As a junior, Berry rushed for a career-high 162 yards against the Florida A&M. Interviewed after the game, Berry gave the credit to his offensive line: "Everything went great, and, I mean, yeah, that's thanks to my O-line." He became a fan favorite as Miami supporters "rhythmically chanted" his last name ("Berry, Berry, Berry ...") when he entered games. Asked in November 2009 about whether he lacked the moves to shake defenders, Berry replied:"If you're not a defensive lineman or a legit linebacker, I'm going to run through you. When I look up and see nothing but one guy (in front of him), I'm going through him. ... They say I can't shake (defenders). I got moves, but why use it when you don't need it? I'm more of a power back. I'd rather run straight through you than try to run around you."
During the 2009 season, Berry rushed for 616 yards, averaging 6.6 yards per carry, and led the Hurricanes with eight touchdowns.

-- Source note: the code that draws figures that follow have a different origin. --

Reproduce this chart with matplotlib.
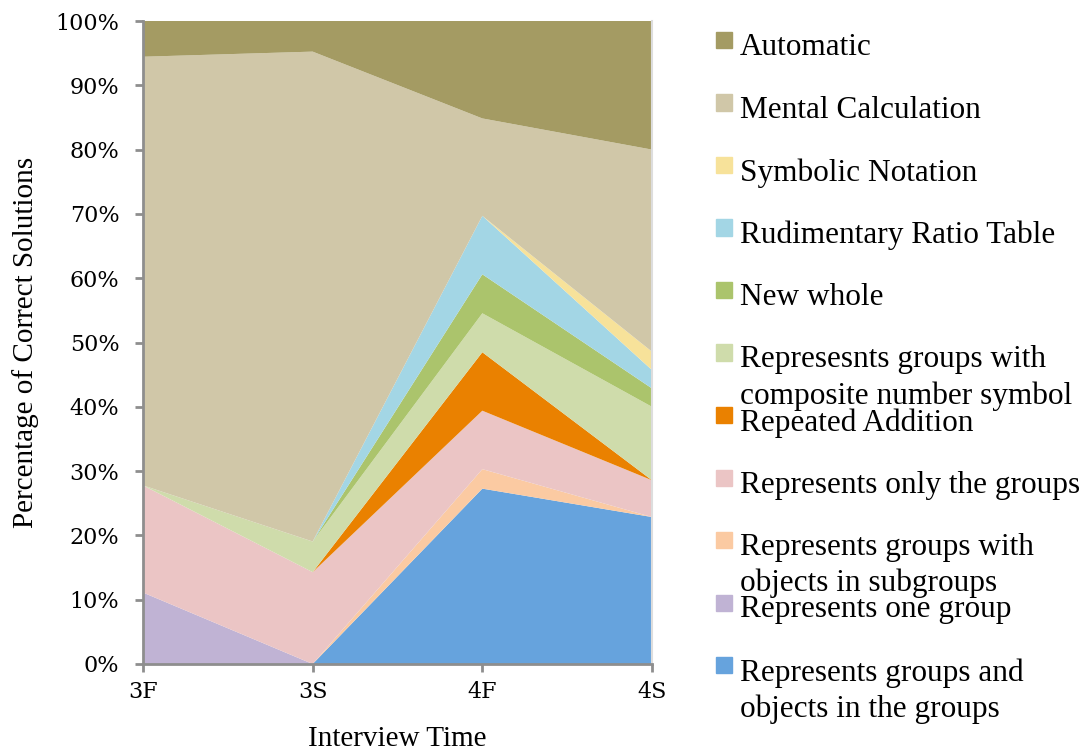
import numpy as np
import matplotlib
matplotlib.use("Agg")
import matplotlib.pyplot as plt
from matplotlib.patches import Rectangle
from matplotlib.ticker import FuncFormatter

# interview times and number of correct solutions per strategy (bottom -> top)
times = ["3F", "3S", "4F", "4S"]
series = [
    "Represents groups and\nobjects in the groups",
    "Represents one group",
    "Represents groups with\nobjects in subgroups",
    "Represents only the groups",
    "Repeated Addition",
    "Represesnts groups with\ncomposite number symbol",
    "New whole",
    "Rudimentary Ratio Table",
    "Symbolic Notation",
    "Mental Calculation",
    "Automatic",
]
groups_objects  = [0, 0, 9, 8]
one_group       = [2, 0, 0, 0]
subgroups       = [0, 0, 1, 0]
only_groups     = [3, 3, 3, 2]
repeated_add    = [0, 0, 3, 0]
composite       = [0, 1, 2, 4]
new_whole       = [0, 0, 2, 1]
ratio_table     = [0, 0, 3, 1]
symbolic        = [0, 0, 0, 1]
mental          = [12, 16, 5, 11]
automatic       = [1, 1, 5, 7]

colors = ["#66A3DD", "#C0B3D4", "#FBCAA2", "#EBC5C5", "#EA8100", "#CFDCAB",
          "#ABC46C", "#A3D6E5", "#F7E29A", "#D0C7A8", "#A49B63"]

counts = np.array([groups_objects, one_group, subgroups, only_groups,
                   repeated_add, composite, new_whole, ratio_table,
                   symbolic, mental, automatic], dtype=float)
pct = counts / counts.sum(axis=0) * 100

W, H = 1089, 755
fig = plt.figure(figsize=(W / 100, H / 100), dpi=100)
ax = fig.add_axes([143 / W, 1 - 664 / H, (652 - 143) / W, (664 - 21) / H])

x = np.arange(len(times))
ax.stackplot(x, pct, colors=colors, linewidth=0)
ax.set_xlim(0, 3)
ax.set_ylim(0, 100)

grey = "#8E8E8E"
ax.spines["top"].set_visible(False)
ax.spines["right"].set_color("#DDDDDD")
ax.spines["right"].set_linewidth(1.5)
for s in ["left", "bottom"]:
    ax.spines[s].set_color(grey)
    ax.spines[s].set_linewidth(2)

ax.set_yticks(np.arange(0, 101, 10))
ax.yaxis.set_major_formatter(FuncFormatter(lambda v, p: f"{int(v)}%"))
ax.set_xticks(x)
ax.set_xticklabels(times)
ax.tick_params(axis="both", colors=grey, width=2, length=6,
               labelcolor="black", labelsize=16)
ax.tick_params(axis="y", pad=11)
ax.tick_params(axis="x", pad=6)
for lab in ax.get_xticklabels() + ax.get_yticklabels():
    lab.set_family("DejaVu Serif")

ax.set_ylabel("Percentage of Correct Solutions", family="Liberation Serif",
              fontsize=21, labelpad=12)
ax.set_xlabel("Interview Time", family="Liberation Serif", fontsize=21,
              labelpad=17)

# legend drawn by hand, top entry first
for i, (name, col) in enumerate(zip(series[::-1], colors[::-1])):
    base = 55 + 62.5 * i
    fig.patches.append(Rectangle((716 / W, 1 - (base - 7) / H), 16 / W, 16 / H,
                                 transform=fig.transFigure, color=col))
    fig.text(740 / W, 1 - (base - 22) / H, name, family="Liberation Serif",
             fontsize=22.5, va="top", ha="left", linespacing=1.3)

fig.savefig("out.png", dpi=100)
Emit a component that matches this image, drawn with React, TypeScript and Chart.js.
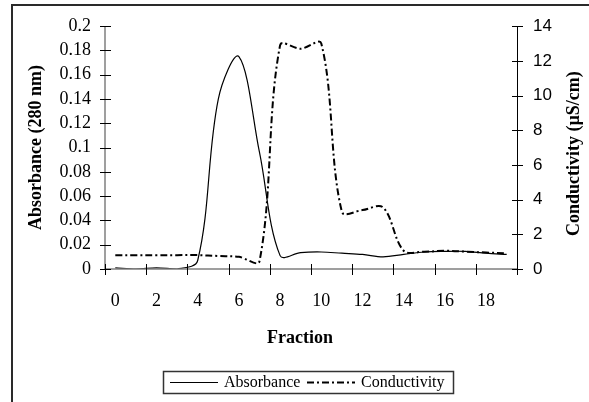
import { useEffect, useRef } from 'react';
import { Chart, registerables } from 'chart.js';

Chart.register(...registerables);

const fractions = ['0', '1', '2', '3', '4', '5', '6', '7', '8', '9', '10', '11', '12', '13', '14', '15', '16', '17', '18', '19'];
const absorbance = [0.001, 0, 0.001, 0, 0.007, 0.14, 0.175, 0.096, 0.011, 0.0135, 0.014, 0.013, 0.012, 0.01, 0.012, 0.014, 0.0145, 0.0145, 0.013, 0.012];
const conductivity = [0.8, 0.8, 0.8, 0.8, 0.8, 0.75, 0.7, 0.45, 12.9, 12.7, 13.0, 3.3, 3.4, 3.55, 1.05, 1.0, 1.05, 1.0, 0.95, 0.9];
const absTitle = 'Absorbance (280 nm)';
const condTitle = 'Conductivity (µS/cm)';
const xTitle = 'Fraction';
const seriesNames = ['Absorbance', 'Conductivity'];

const SERIF = '"Liberation Serif", "Times New Roman", serif';
const SANS = '"Liberation Sans", Arial, sans-serif';
const DASH = [7, 3, 2, 3];

const decor = {
  id: 'decor',
  beforeDraw(chart: any) {
    const { ctx, width, height } = chart;
    ctx.save();
    ctx.fillStyle = '#fff';
    ctx.fillRect(0, 0, width, height);
    ctx.restore();
  },
  afterDraw(chart: any) {
    const { ctx, chartArea } = chart;
    const { left, right, top, bottom } = chartArea;
    const x = chart.scales.x;
    const y = chart.scales.y;
    const y1 = chart.scales.y1;
    ctx.save();
    // outer frame
    ctx.strokeStyle = '#2a2a2a';
    ctx.lineWidth = 2;
    ctx.beginPath();
    ctx.moveTo(12, 410);
    ctx.lineTo(12, 5);
    ctx.lineTo(600, 5);
    ctx.stroke();

    // axis lines
    ctx.lineWidth = 1.5;
    ctx.strokeStyle = '#808080';
    ctx.beginPath();
    ctx.moveTo(left, top);
    ctx.lineTo(left, bottom);
    ctx.moveTo(left, bottom);
    ctx.lineTo(right, bottom);
    ctx.stroke();
    ctx.strokeStyle = '#000';
    ctx.lineWidth = 1;
    ctx.beginPath();
    ctx.moveTo(right + 0.5, top);
    ctx.lineTo(right + 0.5, bottom);
    ctx.stroke();

    // cross tick marks
    ctx.strokeStyle = '#000';
    ctx.lineWidth = 1;
    ctx.beginPath();
    y.ticks.forEach((t: any) => {
      const py = Math.round(y.getPixelForValue(t.value)) + 0.5;
      ctx.moveTo(left - 5, py);
      ctx.lineTo(left + 6, py);
    });
    y1.ticks.forEach((t: any) => {
      const py = Math.round(y1.getPixelForValue(t.value)) + 0.5;
      ctx.moveTo(right - 5, py);
      ctx.lineTo(right + 6, py);
    });
    for (let i = 0; i <= fractions.length; i += 2) {
      const px = Math.round(x.getPixelForValue(i) - (x.getPixelForValue(1) - x.getPixelForValue(0)) / 2) + 0.5;
      ctx.moveTo(px, bottom - 5);
      ctx.lineTo(px, bottom + 6);
    }
    ctx.stroke();

    // axis titles
    ctx.fillStyle = '#000';
    ctx.font = `bold 18px ${SERIF}`;
    ctx.textAlign = 'center';
    ctx.textBaseline = 'middle';
    ctx.save();
    ctx.translate(36, (top + bottom) / 2);
    ctx.rotate(-Math.PI / 2);
    ctx.fillText(absTitle, 0, 0);
    ctx.restore();
    ctx.save();
    ctx.translate(574, (top + bottom) / 2 + 6);
    ctx.rotate(-Math.PI / 2);
    ctx.fillText(condTitle, 0, 0);
    ctx.restore();
    ctx.fillText(xTitle, 300, 338);

    // legend
    const lx = 163, ly = 371, lw = 290, lh = 22;
    ctx.strokeStyle = '#333';
    ctx.lineWidth = 1.5;
    ctx.strokeRect(lx + 0.5, ly + 0.5, lw, lh);
    const cy = ly + lh / 2 + 0.5;
    ctx.strokeStyle = '#000';
    ctx.lineWidth = 1;
    ctx.beginPath();
    ctx.moveTo(170, cy);
    ctx.lineTo(218, cy);
    ctx.stroke();
    ctx.lineWidth = 2;
    ctx.setLineDash(DASH);
    ctx.beginPath();
    ctx.moveTo(307, cy);
    ctx.lineTo(355, cy);
    ctx.stroke();
    ctx.setLineDash([]);
    ctx.font = `16px ${SERIF}`;
    ctx.textAlign = 'left';
    ctx.fillText(seriesNames[0], 224, cy);
    ctx.fillText(seriesNames[1], 361, cy);
    ctx.restore();
  },
};

export default function App() {
  const ref = useRef<HTMLCanvasElement | null>(null);
  useEffect(() => {
    if (!ref.current) return;
    const chart = new Chart(ref.current, {
      type: 'line',
      data: {
        labels: fractions,
        datasets: [
          {
            label: seriesNames[0],
            data: absorbance,
            yAxisID: 'y',
            borderColor: '#000',
            borderWidth: 1.2,
            pointRadius: 0,
            tension: 0.35,
            fill: false,
          },
          {
            label: seriesNames[1],
            data: conductivity,
            yAxisID: 'y1',
            borderColor: '#000',
            borderWidth: 2,
            borderDash: DASH,
            pointRadius: 0,
            tension: 0.35,
            fill: false,
          },
        ],
      },
      options: {
        animation: false,
        responsive: false,
        maintainAspectRatio: false,
        devicePixelRatio: 1,
        layout: { padding: { top: 25, left: 0, right: 0, bottom: 0 } },
        plugins: { legend: { display: false }, tooltip: { enabled: false } },
        scales: {
          x: {
            type: 'category',
            offset: true,
            grid: { display: false, drawTicks: false, tickLength: 0 },
            border: { display: false },
            afterFit: (s: any) => { s.height = 133; },
            ticks: {
              autoSkip: false,
              maxRotation: 0,
              padding: 21,
              color: '#000',
              font: { family: SERIF, size: 18 },
              callback: (_v: any, i: number) => (i % 2 === 0 ? fractions[i] : ''),
            },
          },
          y: {
            position: 'left',
            min: 0,
            max: 0.2,
            grid: { display: false, drawTicks: false, tickLength: 0 },
            border: { display: false },
            afterFit: (s: any) => { s.width = 105; },
            ticks: {
              autoSkip: false,
              stepSize: 0.02,
              padding: 14,
              color: '#000',
              font: { family: SERIF, size: 18 },
              callback: (v: any) => String(Number(Number(v).toFixed(2))),
            },
          },
          y1: {
            position: 'right',
            min: 0,
            max: 14,
            grid: { display: false, drawTicks: false, tickLength: 0 },
            border: { display: false },
            afterFit: (s: any) => { s.width = 72; },
            ticks: {
              autoSkip: false,
              stepSize: 2,
              padding: 16,
              color: '#000',
              font: { family: SANS, size: 17 },
            },
          },
        },
      },
      plugins: [decor],
    });
    return () => chart.destroy();
  }, []);
  return (
    <div style={{ position: 'fixed', left: 0, top: 0, width: 589, height: 402, overflow: 'hidden' }}>
      <canvas ref={ref} width={589} height={402} style={{ display: 'block', width: 589, height: 402 }} />
    </div>
  );
}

In October 2010, Berry became one of only five running backs in Miami Hurricanes history to have three consecutive 100-yard rushing games. The other four are
Damien Berry is carrying the football with such brute force, he joined Willis McGahee, Edgerrin James, Clinton Portis, and Frank Gore. He added a fourth consecutive 100-yard rushing performance the following week. Despite injury problems, Berry rushed for 899 yards during the 2010 season. He was Miami's leading rusher in 2010, was selected as a second-team All-ACC player.

==Professional career==

===Baltimore Ravens===
Berry was signed by the Baltimore Ravens as an undrafted free agent in 2011. Berry was assigned No. 23 by the Ravens, the same number worn by Willis McGahee, another Miami Hurricanes running back who went on to play for the Ravens. After receiving the jersey, Berry told reporters, "It was a total surprise. I came in and they had No. 23 in my locker. I'm proud to wear it. I'm definitely going to represent for Willis and try to build on what he left here."

On August 25, 2013, he was waived by the Ravens.